PORT CHARLOTTE — Rays principal owner Stuart Sternberg truly is excited about this season.
His goal is "to be playing meaningful games in the month of September," and he thinks they've got the team, particularly the pitching, to do so and compete with the mighty Yankees and Red Sox.
It's just that there are so many other issues and uncertainties about his squad.
There's the potential, if not probable, loss of stars Carl Crawford and Carlos Peña via free agency, though Sternberg says the Rays will do what they can to keep them.
There's the impact of a "bad" renewal rate on season tickets and how that further dents their hopes to increase attendance overall.
There's the plan to significantly reduce payroll after this season, the price of spending — or, as he says, "overspending" — what they are now.
And, of course, there's the issue of getting a new stadium.
Sternberg talked on those topics, and others, during a 30-plus-minute media session as his team went through its first workout of the spring.
On retaining stars Crawford and Peña
Sternberg called Crawford "a face of this organization" and said the leftfielder has been "a great Ray," and even "a great Devil Ray." Then he said, "We're going to do everything we can to make sure he stays here longer."
The reality, though, is it will be difficult, as Crawford makes $10 million in the last year of a six-year, $33.5 million deal he significantly outplayed and is looking to make up for.
Sternberg spoke similarly of Peña, who makes $10.125 million in the last year of his contract. And, technically, he didn't dismiss re-signing both, as unlikely as that is since he already said the payroll is headed under $60 million.

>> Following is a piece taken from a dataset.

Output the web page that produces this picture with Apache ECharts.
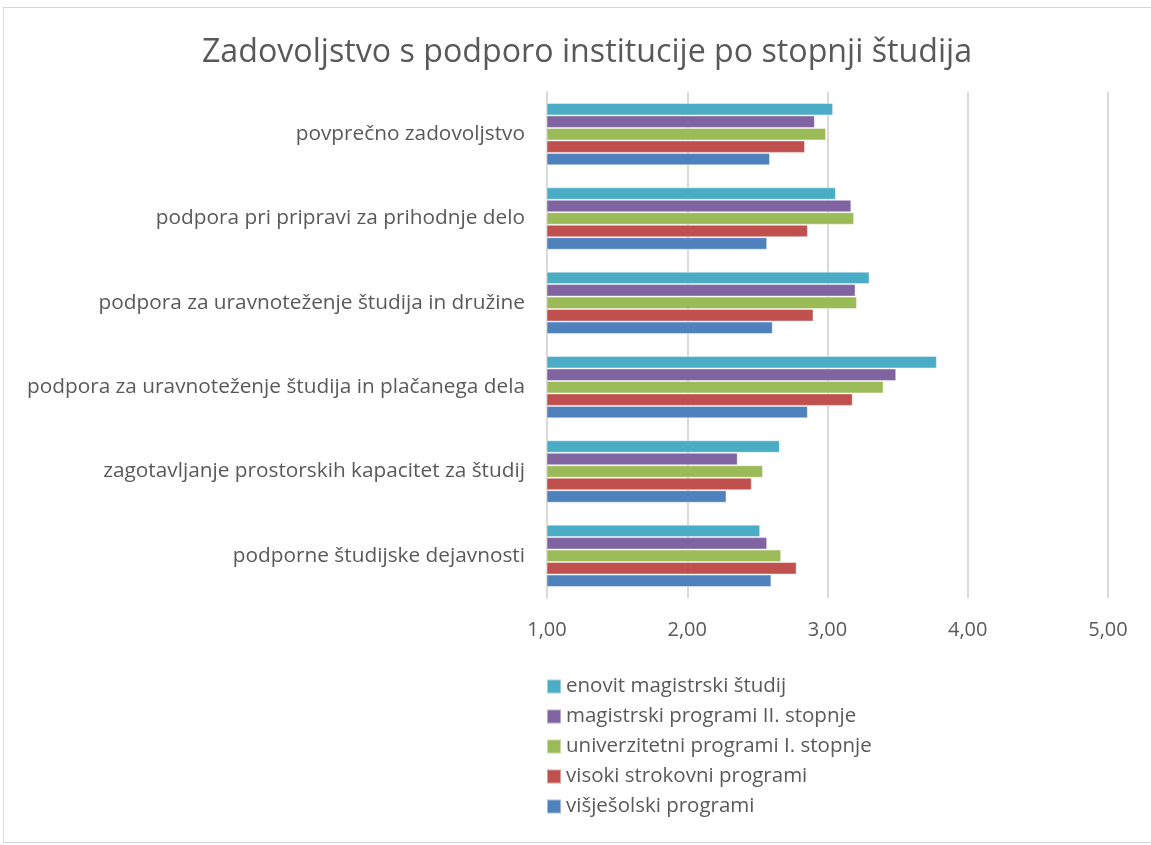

"You can do anything," he said. "As my mother said to me, for money, you can have anything. But we have a limited amount of money, and you have to make choices. … It's a challenge. They're both players, I could say quite frankly, I'd love to have here for years. They're tremendous guys. They're everything you want on a baseball team."
On tickets, attendance
The Rays won't provide numbers, but their season-ticket base is considered one of the game's lowest. Sternberg said the rate of renewals from last year, when some fans bought based on 2008's postseason run, has been "bad … not good" and the drop-off significant. And that follows last year, when attendance fell far short (more than 20 percent) of Sternberg's goal of matching the major-league average of 30,351; the Rays averaged 23,148.
"We haven't closed the book on it yet. We're stilling selling season tickets, we're getting renewals," he said. "The numbers are still up dramatically from where we are when we took the place over, and we'll see as it progresses. But it's the lifeblood of the organization. Sponsorships are doing great, our ratings on TV are great, our radio ratings are great, everything else is fine.
"But for some reason, people are choosing not to come out as they do in other parts of the country for Major League Baseball."
On reducing payroll in the future
After increases to $63 million last season and in excess of $70 million this year, the payroll is headed down significantly next year — "a good deal lower," he said — at least into the $50 million range, if not lower.
But with a number of high-priced veterans coming off the books and many good, young and low-paid players, Sternberg said he expects them to be able to remain competitive, pointing out they won the AL East in 2008 with a $43 million payroll.
"Things happen," he said. "It all starts with what's going on with the arms. If these guys have the kind of season that we expect of them and they expect of themselves, we will be competitive next year because they're going to be there next year."